12. The vending machine of claim 11 further comprising:

a flexible fluid connection disposed between said plurality of holding members and said refrigeration system.

13. The vending machine of claim 1 further comprising:

a plurality of doors wherein each door is individually engaged with one of said plurality of holding members to move between a closed position closing said respective opening and an open position spaced from said closed position.

14. The vending machine of claim 13 further comprising:

a plurality of springs wherein each spring is individually disposed to bias one of said doors to said respective closed position.

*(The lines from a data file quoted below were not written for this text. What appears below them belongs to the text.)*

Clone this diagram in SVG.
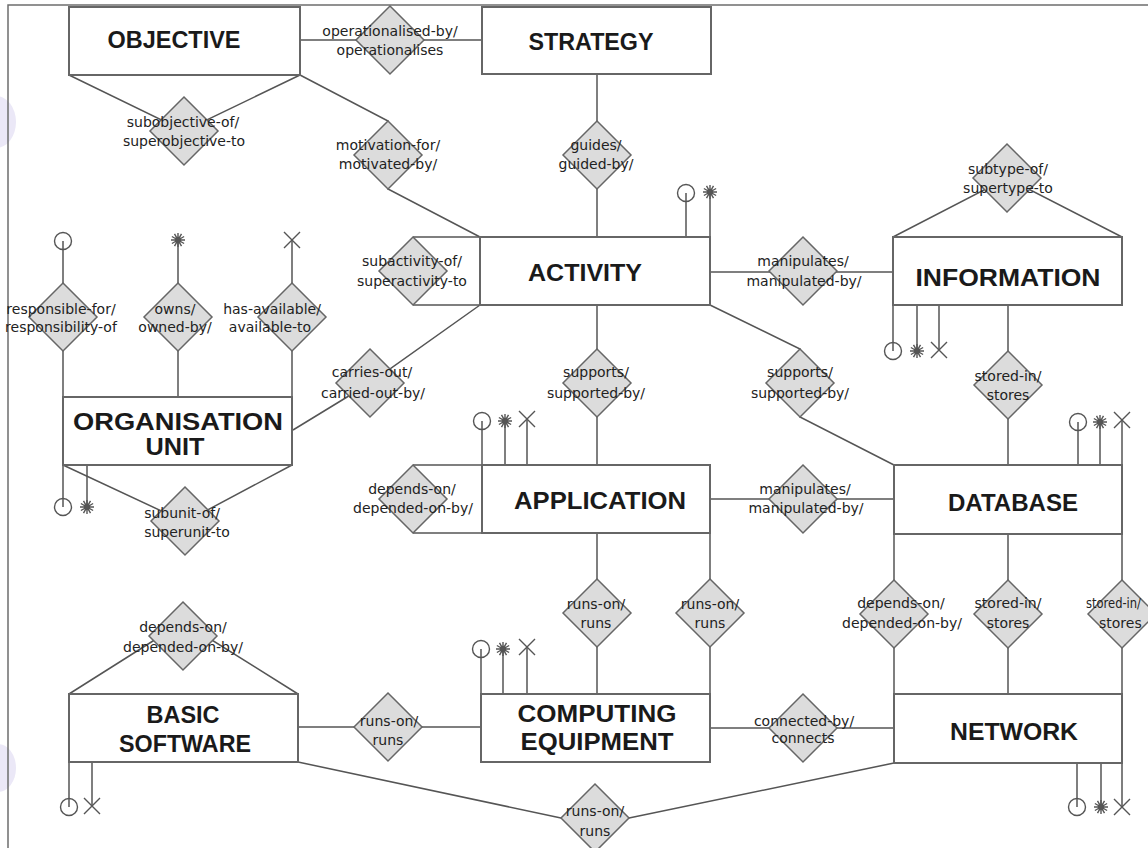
<svg xmlns="http://www.w3.org/2000/svg" xmlns:xlink="http://www.w3.org/1999/xlink" width="1148" height="848" viewBox="0 0 1148 848">
<style>
.bg{fill:#fff}
.frame{stroke:#6e6e6e;stroke-width:1.5;fill:none}
.wm{fill:#ebe8f7}
.box{fill:#fff;stroke:#666;stroke-width:2}
.ln{stroke:#555;stroke-width:1.5;fill:none}
.dia{fill:#dcdcdc;stroke:#666;stroke-width:1.5}
.sym{stroke:#555;stroke-width:1.4;fill:none}
.et{font-family:"Liberation Sans",Arial,sans-serif;font-weight:bold;font-size:24px;fill:#1a1a1a;text-anchor:middle}
.rt{font-family:"DejaVu Sans",Verdana,sans-serif;font-size:14px;fill:#222;text-anchor:middle}
</style>
<defs>
<path id="dm" d="M0,-34 L34,0 L0,34 L-34,0 Z"/>
<g id="circ"><circle r="8.5"/></g>
<g id="star"><path d="M-7,0 H7 M0,-7 V7 M-6.1,-3.5 L6.1,3.5 M-6.1,3.5 L6.1,-3.5 M-3.5,-6.1 L3.5,6.1 M-3.5,6.1 L3.5,-6.1"/><circle r="2.5"/></g>
<g id="ex"><path d="M-8,-8 L8,8 M-8,8 L8,-8"/></g>
</defs>
<rect class="bg" x="0" y="0" width="1148" height="848"/>
<g id="watermark">
<ellipse class="wm" cx="-4" cy="122" rx="20" ry="26"/>
<ellipse class="wm" cx="-2" cy="768" rx="18" ry="24"/>
</g>
<path class="frame" d="M8,848 V5 H1148"/>

<g id="connectors">
<path class="ln" d="M300,40 H482"/>
<path class="ln" d="M69,75 L184,131 L300,75"/>
<path class="ln" d="M300,75 L388,121 L388,189 L480,237"/>
<path class="ln" d="M597,74 V237"/>
<path class="ln" d="M413,237 H480 M413,305 H480"/>
<path class="ln" d="M686,193 V237 M710,192 V237"/>
<path class="ln" d="M710,272 H893"/>
<path class="ln" d="M293,430 L370,383 L480,305"/>
<path class="ln" d="M597,305 V465"/>
<path class="ln" d="M710,305 L800,349 L800,417 L894,465"/>
<path class="ln" d="M893,237 L1007,178 L1122,237"/>
<path class="ln" d="M893,305 V351 M917,305 V351 M939,305 V350"/>
<path class="ln" d="M1008,305 V465"/>
<path class="ln" d="M63,241 V507 M178,240 V397 M292,240 V397 M87,465 V507"/>
<path class="ln" d="M63,465 L185,522 L292,465"/>
<path class="ln" d="M482,421 V465 M505,421 V465 M527,419 V465"/>
<path class="ln" d="M413,465 H482 M413,533 H482"/>
<path class="ln" d="M710,499 H894"/>
<path class="ln" d="M597,533 V694 M710,533 V694"/>
<path class="ln" d="M1078,422 V465 M1100,422 V465 M1122,420 V807"/>
<path class="ln" d="M894,534 V694 M1008,534 V694"/>
<path class="ln" d="M481,649 V694 M503,649 V694 M527,647 V694"/>
<path class="ln" d="M298,727 H481"/>
<path class="ln" d="M710,728 H894"/>
<path class="ln" d="M69,694 L183,622 L298,694"/>
<path class="ln" d="M69,762 V807 M92,762 V806"/>
<path class="ln" d="M298,762 L561,818 M629,818 L894,763"/>
<path class="ln" d="M1077,763 V807 M1101,763 V807"/>
</g>

<g id="symbols">
<use href="#circ" class="sym" x="686" y="193"/>
<use href="#star" class="sym" x="710" y="192"/>
<use href="#circ" class="sym" x="893" y="351"/>
<use href="#star" class="sym" x="917" y="351"/>
<use href="#ex" class="sym" x="939" y="350"/>
<use href="#circ" class="sym" x="63" y="241"/>
<use href="#star" class="sym" x="178" y="240"/>
<use href="#ex" class="sym" x="292" y="240"/>
<use href="#circ" class="sym" x="63" y="507"/>
<use href="#star" class="sym" x="87" y="507"/>
<use href="#circ" class="sym" x="482" y="421"/>
<use href="#star" class="sym" x="505" y="421"/>
<use href="#ex" class="sym" x="527" y="419"/>
<use href="#circ" class="sym" x="1078" y="422"/>
<use href="#star" class="sym" x="1100" y="422"/>
<use href="#ex" class="sym" x="1122" y="420"/>
<use href="#circ" class="sym" x="481" y="649"/>
<use href="#star" class="sym" x="503" y="649"/>
<use href="#ex" class="sym" x="527" y="647"/>
<use href="#circ" class="sym" x="69" y="807"/>
<use href="#ex" class="sym" x="92" y="806"/>
<use href="#circ" class="sym" x="1077" y="807"/>
<use href="#star" class="sym" x="1101" y="807"/>
<use href="#ex" class="sym" x="1122" y="807"/>
</g>

<g id="objective"><rect class="box" x="69" y="7" width="231" height="68"/><text class="et" x="174" y="48" textLength="133" lengthAdjust="spacingAndGlyphs">OBJECTIVE</text></g>
<g id="strategy"><rect class="box" x="482" y="7" width="229" height="67"/><text class="et" x="591" y="50" textLength="125" lengthAdjust="spacingAndGlyphs">STRATEGY</text></g>
<g id="activity"><rect class="box" x="480" y="237" width="230" height="68"/><text class="et" x="585" y="281" textLength="114" lengthAdjust="spacingAndGlyphs">ACTIVITY</text></g>
<g id="information"><rect class="box" x="893" y="237" width="229" height="68"/><text class="et" x="1008" y="286" textLength="185" lengthAdjust="spacingAndGlyphs">INFORMATION</text></g>
<g id="organisation-unit"><rect class="box" x="63" y="397" width="229" height="68"/><text class="et" x="178" y="430" textLength="210" lengthAdjust="spacingAndGlyphs">ORGANISATION</text><text class="et" x="175" y="455" textLength="59" lengthAdjust="spacingAndGlyphs">UNIT</text></g>
<g id="application"><rect class="box" x="482" y="465" width="228" height="68"/><text class="et" x="600" y="509" textLength="172" lengthAdjust="spacingAndGlyphs">APPLICATION</text></g>
<g id="database"><rect class="box" x="894" y="465" width="228" height="69"/><text class="et" x="1013" y="511" textLength="130" lengthAdjust="spacingAndGlyphs">DATABASE</text></g>
<g id="basic-software"><rect class="box" x="69" y="694" width="229" height="68"/><text class="et" x="183" y="723" textLength="73" lengthAdjust="spacingAndGlyphs">BASIC</text><text class="et" x="185" y="752" textLength="132" lengthAdjust="spacingAndGlyphs">SOFTWARE</text></g>
<g id="computing-equipment"><rect class="box" x="481" y="694" width="229" height="68"/><text class="et" x="597" y="722" textLength="159" lengthAdjust="spacingAndGlyphs">COMPUTING</text><text class="et" x="597" y="750" textLength="153" lengthAdjust="spacingAndGlyphs">EQUIPMENT</text></g>
<g id="network"><rect class="box" x="894" y="694" width="228" height="69"/><text class="et" x="1014" y="740" textLength="128" lengthAdjust="spacingAndGlyphs">NETWORK</text></g>

<g id="rel-operationalised"><use href="#dm" class="dia" x="390" y="40"/><text class="rt" x="390"><tspan x="390" y="36">operationalised-by/</tspan><tspan x="390" y="55">operationalises</tspan></text></g>
<g id="rel-subobjective"><use href="#dm" class="dia" x="184" y="131"/><text class="rt"><tspan x="183" y="127">subobjective-of/</tspan><tspan x="184" y="146">superobjective-to</tspan></text></g>
<g id="rel-motivation"><use href="#dm" class="dia" x="388" y="155"/><text class="rt"><tspan x="388" y="150">motivation-for/</tspan><tspan x="388" y="169">motivated-by/</tspan></text></g>
<g id="rel-guides"><use href="#dm" class="dia" x="597" y="155"/><text class="rt"><tspan x="596" y="150">guides/</tspan><tspan x="596" y="169">guided-by/</tspan></text></g>
<g id="rel-subtype"><use href="#dm" class="dia" x="1007" y="178"/><text class="rt"><tspan x="1008" y="174">subtype-of/</tspan><tspan x="1008" y="193">supertype-to</tspan></text></g>
<g id="rel-subactivity"><use href="#dm" class="dia" x="413" y="271"/><text class="rt"><tspan x="412" y="266">subactivity-of/</tspan><tspan x="412" y="286">superactivity-to</tspan></text></g>
<g id="rel-manipulates-info"><use href="#dm" class="dia" x="803" y="271"/><text class="rt"><tspan x="803" y="266">manipulates/</tspan><tspan x="804" y="286">manipulated-by/</tspan></text></g>
<g id="rel-responsible"><use href="#dm" class="dia" x="63" y="317"/><text class="rt"><tspan x="61" y="314">responsible-for/</tspan><tspan x="61" y="332">responsibility-of</tspan></text></g>
<g id="rel-owns"><use href="#dm" class="dia" x="178" y="317"/><text class="rt"><tspan x="175" y="314">owns/</tspan><tspan x="175" y="332">owned-by/</tspan></text></g>
<g id="rel-available"><use href="#dm" class="dia" x="292" y="317"/><text class="rt"><tspan x="272" y="314">has-available/</tspan><tspan x="270" y="332">available-to</tspan></text></g>
<g id="rel-carries-out"><use href="#dm" class="dia" x="370" y="383"/><text class="rt"><tspan x="372" y="377">carries-out/</tspan><tspan x="373" y="398">carried-out-by/</tspan></text></g>
<g id="rel-supports-app"><use href="#dm" class="dia" x="597" y="383"/><text class="rt"><tspan x="596" y="377">supports/</tspan><tspan x="596" y="398">supported-by/</tspan></text></g>
<g id="rel-supports-db"><use href="#dm" class="dia" x="800" y="383"/><text class="rt"><tspan x="800" y="377">supports/</tspan><tspan x="800" y="398">supported-by/</tspan></text></g>
<g id="rel-stored-info"><use href="#dm" class="dia" x="1008" y="385"/><text class="rt"><tspan x="1008" y="381">stored-in/</tspan><tspan x="1008" y="400">stores</tspan></text></g>
<g id="rel-depends-app"><use href="#dm" class="dia" x="413" y="499"/><text class="rt"><tspan x="412" y="494">depends-on/</tspan><tspan x="413" y="513">depended-on-by/</tspan></text></g>
<g id="rel-manipulates-db"><use href="#dm" class="dia" x="803" y="499"/><text class="rt"><tspan x="805" y="494">manipulates/</tspan><tspan x="806" y="513">manipulated-by/</tspan></text></g>
<g id="rel-subunit"><use href="#dm" class="dia" x="185" y="521"/><text class="rt"><tspan x="182" y="518">subunit-of/</tspan><tspan x="187" y="537">superunit-to</tspan></text></g>
<g id="rel-runs-app"><use href="#dm" class="dia" x="597" y="613"/><text class="rt"><tspan x="596" y="609">runs-on/</tspan><tspan x="596" y="628">runs</tspan></text></g>
<g id="rel-runs-app2"><use href="#dm" class="dia" x="710" y="613"/><text class="rt"><tspan x="710" y="609">runs-on/</tspan><tspan x="710" y="628">runs</tspan></text></g>
<g id="rel-depends-db"><use href="#dm" class="dia" x="894" y="614"/><text class="rt"><tspan x="901" y="608">depends-on/</tspan><tspan x="902" y="628">depended-on-by/</tspan></text></g>
<g id="rel-stored-db"><use href="#dm" class="dia" x="1008" y="614"/><text class="rt"><tspan x="1008" y="608">stored-in/</tspan><tspan x="1008" y="628">stores</tspan></text></g>
<g id="rel-stored-net"><use href="#dm" class="dia" x="1122" y="614"/><text class="rt" style="text-anchor:start"><tspan x="1086" y="608" textLength="55" lengthAdjust="spacingAndGlyphs">stored-in/</tspan><tspan x="1099" y="628">stores</tspan></text></g>
<g id="rel-depends-basic"><use href="#dm" class="dia" x="183" y="636"/><text class="rt"><tspan x="183" y="632">depends-on/</tspan><tspan x="183" y="652">depended-on-by/</tspan></text></g>
<g id="rel-runs-basic"><use href="#dm" class="dia" x="388" y="727"/><text class="rt"><tspan x="389" y="726">runs-on/</tspan><tspan x="388" y="745">runs</tspan></text></g>
<g id="rel-connected"><use href="#dm" class="dia" x="803" y="728"/><text class="rt"><tspan x="804" y="726">connected-by/</tspan><tspan x="803" y="743">connects</tspan></text></g>
<g id="rel-runs-net"><use href="#dm" class="dia" x="595" y="818"/><text class="rt"><tspan x="595" y="816">runs-on/</tspan><tspan x="595" y="836">runs</tspan></text></g>
</svg>
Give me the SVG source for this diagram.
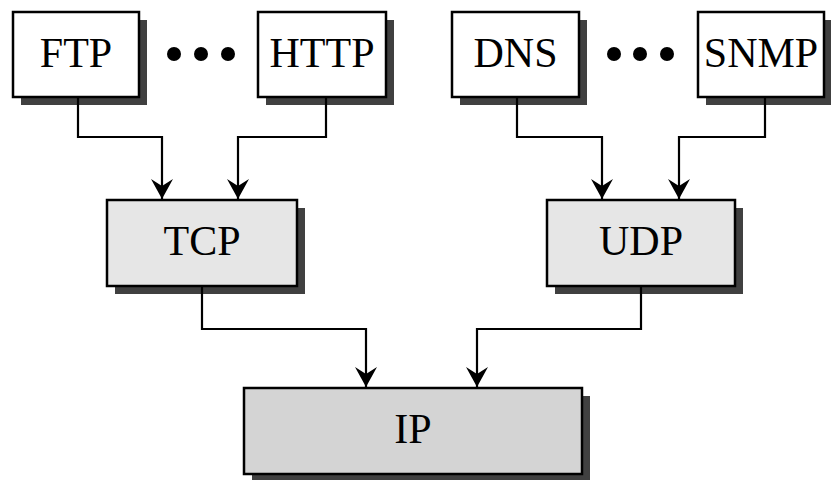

15. A method for cooling food products with a vending machine comprising the steps of:

defining an interior with a housing;

disposing a plurality of holding members in the interior substantially thermally isolated from one another wherein each of the plurality of holding members includes inner and outer hollow members telescopically engaged with one another to define an inner cavity with an opening operable to communicate an individual food product and an outer cavity with an inlet and an outlet spaced from the inlet; and

disposing outside of the interior a refrigeration system fluidly communicating individually with each of the outer cavities to cool each of the inner cavities.

16. The method of claim 15 further comprising the step of:

shaping at least the inner hollow member to correspond to a shape of the individual food product.

17. The method of claim 16 wherein said shaping step is further defined as minimizing a cross-sectional area of said inner cavity to closely surround an exterior of the individual food product.

18. The method of claim 15 further comprising the step of:

cooling each of the plurality of inner cavities to a common temperature with the refrigeration system.

19. The method of claim 15 further comprising the step of:

disposing the inlet spaced from the opening along an axis of the holding member.

20. The method of claim 15 further comprising the step of:

disposing a temperature sensor with respect to each of the plurality of holding members to sense a temperature of the inner cavity.